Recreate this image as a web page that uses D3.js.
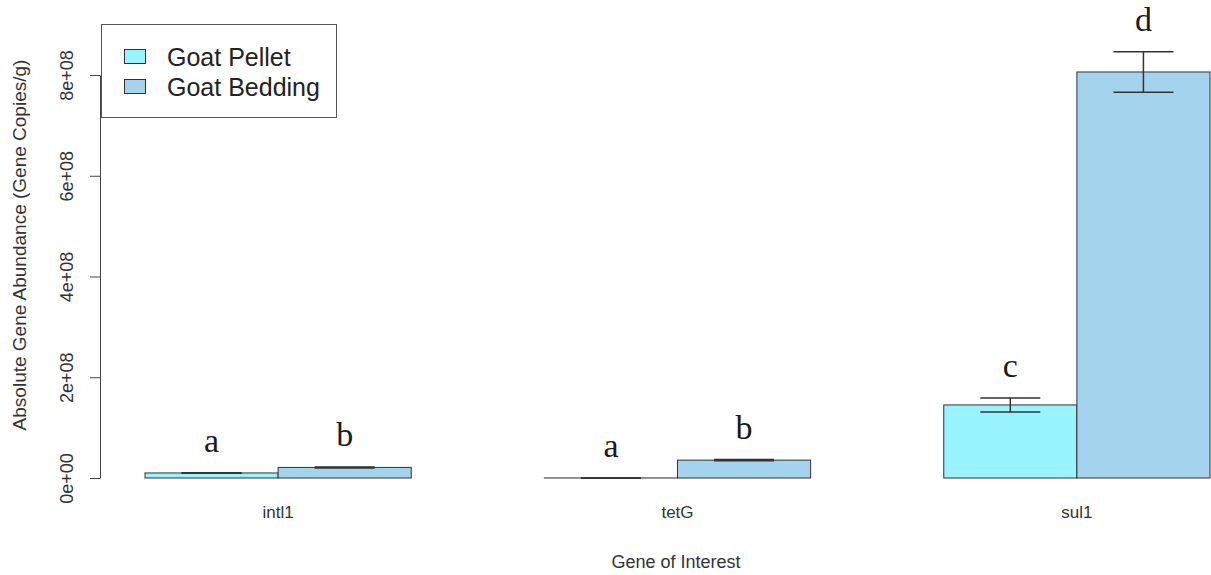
<!DOCTYPE html>
<html>
<head>
<meta charset="utf-8">
<script src="https://cdn.jsdelivr.net/npm/d3@7"></script>
<style>
  html, body { margin: 0; padding: 0; background: #fff; }
  svg { display: block; }
</style>
</head>
<body>
<div id="chart"></div>
<script>
// ---------------------------------------------------------------------------
// Data

const genes = ['intl1', 'tetG', 'sul1'];
const seriesNames = ['Goat Pellet', 'Goat Bedding'];
const seriesColors = ['#98F5FF', '#A4D3EE'];

const pelletMeans = [1.0e7, 1.0e5, 1.45e8];
const pelletErrors = [5.0e5, 1.0e5, 1.4e7];
const pelletLetters = ['a', 'a', 'c'];

const beddingMeans = [2.1e7, 3.55e7, 8.06e8];
const beddingErrors = [1.0e6, 1.2e6, 4.0e7];
const beddingLetters = ['b', 'b', 'd'];

const yTicks = [0, 2e8, 4e8, 6e8, 8e8];
const yTickLabels = ['0e+00', '2e+08', '4e+08', '6e+08', '8e+08'];

// ---------------------------------------------------------------------------
// Chart

const width = 1211;
const height = 575;

const rows = [];
genes.forEach((gene, i) => {
  rows.push({gene, series: seriesNames[0], value: pelletMeans[i], err: pelletErrors[i], letter: pelletLetters[i]});
  rows.push({gene, series: seriesNames[1], value: beddingMeans[i], err: beddingErrors[i], letter: beddingLetters[i]});
});

const svg = d3.select('#chart')
  .append('svg')
  .attr('width', width)
  .attr('height', height);

svg.append('rect')
  .attr('width', width)
  .attr('height', height)
  .attr('fill', '#fff');

const x0 = d3.scaleBand()
  .domain(genes)
  .range([145, 1210])
  .paddingInner(1 / 3)
  .paddingOuter(0);

const x1 = d3.scaleBand()
  .domain(seriesNames)
  .range([0, x0.bandwidth()])
  .padding(0);

const y = d3.scaleLinear()
  .domain([0, 8e8])
  .range([478, 75]);

const color = d3.scaleOrdinal()
  .domain(seriesNames)
  .range(seriesColors);

// bars
svg.append('g')
  .selectAll('rect')
  .data(rows)
  .enter()
  .append('rect')
  .attr('x', (d) => x0(d.gene) + x1(d.series))
  .attr('y', (d) => y(d.value))
  .attr('width', x1.bandwidth())
  .attr('height', (d) => y(0) - y(d.value))
  .attr('fill', (d) => color(d.series))
  .attr('stroke', '#333')
  .attr('stroke-width', 1);

// error bars
const capHalf = 30;
const errs = svg.append('g')
  .attr('stroke', '#333')
  .attr('stroke-width', 1.5)
  .selectAll('g')
  .data(rows)
  .enter()
  .append('g')
  .attr('transform', (d) => `translate(${x0(d.gene) + x1(d.series) + x1.bandwidth() / 2},0)`);

errs.append('line')
  .attr('y1', (d) => y(d.value - d.err))
  .attr('y2', (d) => y(d.value + d.err));
errs.append('line')
  .attr('x1', -capHalf).attr('x2', capHalf)
  .attr('y1', (d) => y(d.value + d.err))
  .attr('y2', (d) => y(d.value + d.err));
errs.append('line')
  .attr('x1', -capHalf).attr('x2', capHalf)
  .attr('y1', (d) => y(d.value - d.err))
  .attr('y2', (d) => y(d.value - d.err));

// significance letters
svg.append('g')
  .selectAll('text')
  .data(rows)
  .enter()
  .append('text')
  .attr('x', (d) => x0(d.gene) + x1(d.series) + x1.bandwidth() / 2)
  .attr('y', (d) => y(d.value + d.err) - 21)
  .attr('text-anchor', 'middle')
  .attr('font-family', '"Liberation Serif", "Times New Roman", serif')
  .attr('font-size', 34)
  .attr('fill', '#1a1a1a')
  .text((d) => d.letter);

// y axis
const yAxis = svg.append('g')
  .attr('transform', 'translate(100,0)')
  .call(d3.axisLeft(y)
    .tickValues(yTicks)
    .tickFormat((d, i) => yTickLabels[i])
    .tickSize(10)
    .tickSizeOuter(0));

yAxis.select('.domain').attr('stroke', '#444');
yAxis.selectAll('.tick line').attr('stroke', '#444');
yAxis.selectAll('.tick text')
  .attr('transform', 'rotate(-90)')
  .attr('x', 0)
  .attr('y', -27)
  .attr('dy', 0)
  .attr('text-anchor', 'middle')
  .attr('font-family', '"Liberation Sans", Arial, sans-serif')
  .attr('font-size', 18)
  .attr('fill', '#333');

// x category labels
svg.append('g')
  .selectAll('text')
  .data(genes)
  .enter()
  .append('text')
  .attr('x', (d) => x0(d) + x0.bandwidth() / 2)
  .attr('y', 518)
  .attr('text-anchor', 'middle')
  .attr('font-family', '"Liberation Sans", Arial, sans-serif')
  .attr('font-size', 17)
  .attr('fill', '#333')
  .text((d) => d);

// axis titles
svg.append('text')
  .attr('x', 676)
  .attr('y', 568)
  .attr('text-anchor', 'middle')
  .attr('font-family', '"Liberation Sans", Arial, sans-serif')
  .attr('font-size', 18)
  .attr('fill', '#333')
  .text('Gene of Interest');

svg.append('text')
  .attr('transform', 'translate(26,245) rotate(-90)')
  .attr('text-anchor', 'middle')
  .attr('font-family', '"Liberation Sans", Arial, sans-serif')
  .attr('font-size', 19)
  .attr('fill', '#333')
  .text('Absolute Gene Abundance (Gene Copies/g)');

// legend
const legend = svg.append('g');
legend.append('rect')
  .attr('x', 101.5)
  .attr('y', 24.5)
  .attr('width', 235)
  .attr('height', 93)
  .attr('fill', '#fff')
  .attr('stroke', '#555')
  .attr('stroke-width', 1);

const items = legend.selectAll('g')
  .data(seriesNames)
  .enter()
  .append('g')
  .attr('transform', (d, i) => `translate(0,${i * 30})`);

items.append('rect')
  .attr('x', 124.5)
  .attr('y', 49.5)
  .attr('width', 21)
  .attr('height', 14)
  .attr('fill', (d) => color(d))
  .attr('stroke', '#333');

items.append('text')
  .attr('x', 167)
  .attr('y', 66)
  .attr('font-family', '"Liberation Sans", Arial, sans-serif')
  .attr('font-size', 25)
  .attr('fill', '#222')
  .text((d) => d);
</script>
</body>
</html>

□ □ □

Stated exercise> Keep the pictures out of the copy and write out the data exactly as it stands.

Correct answer>
Recreate this image as a web page that uses D3.js.
<!DOCTYPE html>
<html>
<head>
<meta charset="utf-8">
<script src="https://cdn.jsdelivr.net/npm/d3@7"></script>
<style>
  html, body { margin: 0; padding: 0; background: #fff; }
  svg { display: block; }
</style>
</head>
<body>
<div id="chart"></div>
<script>
// ---------------------------------------------------------------------------
// Data

const genes = ['intl1', 'tetG', 'sul1'];
const seriesNames = ['Goat Pellet', 'Goat Bedding'];
const seriesColors = ['#98F5FF', '#A4D3EE'];

const pelletMeans = [1.0e7, 1.0e5, 1.45e8];
const pelletErrors = [5.0e5, 1.0e5, 1.4e7];
const pelletLetters = ['a', 'a', 'c'];

const beddingMeans = [2.1e7, 3.55e7, 8.06e8];
const beddingErrors = [1.0e6, 1.2e6, 4.0e7];
const beddingLetters = ['b', 'b', 'd'];

const yTicks = [0, 2e8, 4e8, 6e8, 8e8];
const yTickLabels = ['0e+00', '2e+08', '4e+08', '6e+08', '8e+08'];

// ---------------------------------------------------------------------------
// Chart

const width = 1211;
const height = 575;

const rows = [];
genes.forEach((gene, i) => {
  rows.push({gene, series: seriesNames[0], value: pelletMeans[i], err: pelletErrors[i], letter: pelletLetters[i]});
  rows.push({gene, series: seriesNames[1], value: beddingMeans[i], err: beddingErrors[i], letter: beddingLetters[i]});
});

const svg = d3.select('#chart')
  .append('svg')
  .attr('width', width)
  .attr('height', height);

svg.append('rect')
  .attr('width', width)
  .attr('height', height)
  .attr('fill', '#fff');

const x0 = d3.scaleBand()
  .domain(genes)
  .range([145, 1210])
  .paddingInner(1 / 3)
  .paddingOuter(0);

const x1 = d3.scaleBand()
  .domain(seriesNames)
  .range([0, x0.bandwidth()])
  .padding(0);

const y = d3.scaleLinear()
  .domain([0, 8e8])
  .range([478, 75]);

const color = d3.scaleOrdinal()
  .domain(seriesNames)
  .range(seriesColors);

// bars
svg.append('g')
  .selectAll('rect')
  .data(rows)
  .enter()
  .append('rect')
  .attr('x', (d) => x0(d.gene) + x1(d.series))
  .attr('y', (d) => y(d.value))
  .attr('width', x1.bandwidth())
  .attr('height', (d) => y(0) - y(d.value))
  .attr('fill', (d) => color(d.series))
  .attr('stroke', '#333')
  .attr('stroke-width', 1);

// error bars
const capHalf = 30;
const errs = svg.append('g')
  .attr('stroke', '#333')
  .attr('stroke-width', 1.5)
  .selectAll('g')
  .data(rows)
  .enter()
  .append('g')
  .attr('transform', (d) => `translate(${x0(d.gene) + x1(d.series) + x1.bandwidth() / 2},0)`);

errs.append('line')
  .attr('y1', (d) => y(d.value - d.err))
  .attr('y2', (d) => y(d.value + d.err));
errs.append('line')
  .attr('x1', -capHalf).attr('x2', capHalf)
  .attr('y1', (d) => y(d.value + d.err))
  .attr('y2', (d) => y(d.value + d.err));
errs.append('line')
  .attr('x1', -capHalf).attr('x2', capHalf)
  .attr('y1', (d) => y(d.value - d.err))
  .attr('y2', (d) => y(d.value - d.err));

// significance letters
svg.append('g')
  .selectAll('text')
  .data(rows)
  .enter()
  .append('text')
  .attr('x', (d) => x0(d.gene) + x1(d.series) + x1.bandwidth() / 2)
  .attr('y', (d) => y(d.value + d.err) - 21)
  .attr('text-anchor', 'middle')
  .attr('font-family', '"Liberation Serif", "Times New Roman", serif')
  .attr('font-size', 34)
  .attr('fill', '#1a1a1a')
  .text((d) => d.letter);

// y axis
const yAxis = svg.append('g')
  .attr('transform', 'translate(100,0)')
  .call(d3.axisLeft(y)
    .tickValues(yTicks)
    .tickFormat((d, i) => yTickLabels[i])
    .tickSize(10)
    .tickSizeOuter(0));

yAxis.select('.domain').attr('stroke', '#444');
yAxis.selectAll('.tick line').attr('stroke', '#444');
yAxis.selectAll('.tick text')
  .attr('transform', 'rotate(-90)')
  .attr('x', 0)
  .attr('y', -27)
  .attr('dy', 0)
  .attr('text-anchor', 'middle')
  .attr('font-family', '"Liberation Sans", Arial, sans-serif')
  .attr('font-size', 18)
  .attr('fill', '#333');

// x category labels
svg.append('g')
  .selectAll('text')
  .data(genes)
  .enter()
  .append('text')
  .attr('x', (d) => x0(d) + x0.bandwidth() / 2)
  .attr('y', 518)
  .attr('text-anchor', 'middle')
  .attr('font-family', '"Liberation Sans", Arial, sans-serif')
  .attr('font-size', 17)
  .attr('fill', '#333')
  .text((d) => d);

// axis titles
svg.append('text')
  .attr('x', 676)
  .attr('y', 568)
  .attr('text-anchor', 'middle')
  .attr('font-family', '"Liberation Sans", Arial, sans-serif')
  .attr('font-size', 18)
  .attr('fill', '#333')
  .text('Gene of Interest');

svg.append('text')
  .attr('transform', 'translate(26,245) rotate(-90)')
  .attr('text-anchor', 'middle')
  .attr('font-family', '"Liberation Sans", Arial, sans-serif')
  .attr('font-size', 19)
  .attr('fill', '#333')
  .text('Absolute Gene Abundance (Gene Copies/g)');

// legend
const legend = svg.append('g');
legend.append('rect')
  .attr('x', 101.5)
  .attr('y', 24.5)
  .attr('width', 235)
  .attr('height', 93)
  .attr('fill', '#fff')
  .attr('stroke', '#555')
  .attr('stroke-width', 1);

const items = legend.selectAll('g')
  .data(seriesNames)
  .enter()
  .append('g')
  .attr('transform', (d, i) => `translate(0,${i * 30})`);

items.append('rect')
  .attr('x', 124.5)
  .attr('y', 49.5)
  .attr('width', 21)
  .attr('height', 14)
  .attr('fill', (d) => color(d))
  .attr('stroke', '#333');

items.append('text')
  .attr('x', 167)
  .attr('y', 66)
  .attr('font-family', '"Liberation Sans", Arial, sans-serif')
  .attr('font-size', 25)
  .attr('fill', '#222')
  .text((d) => d);
</script>
</body>
</html>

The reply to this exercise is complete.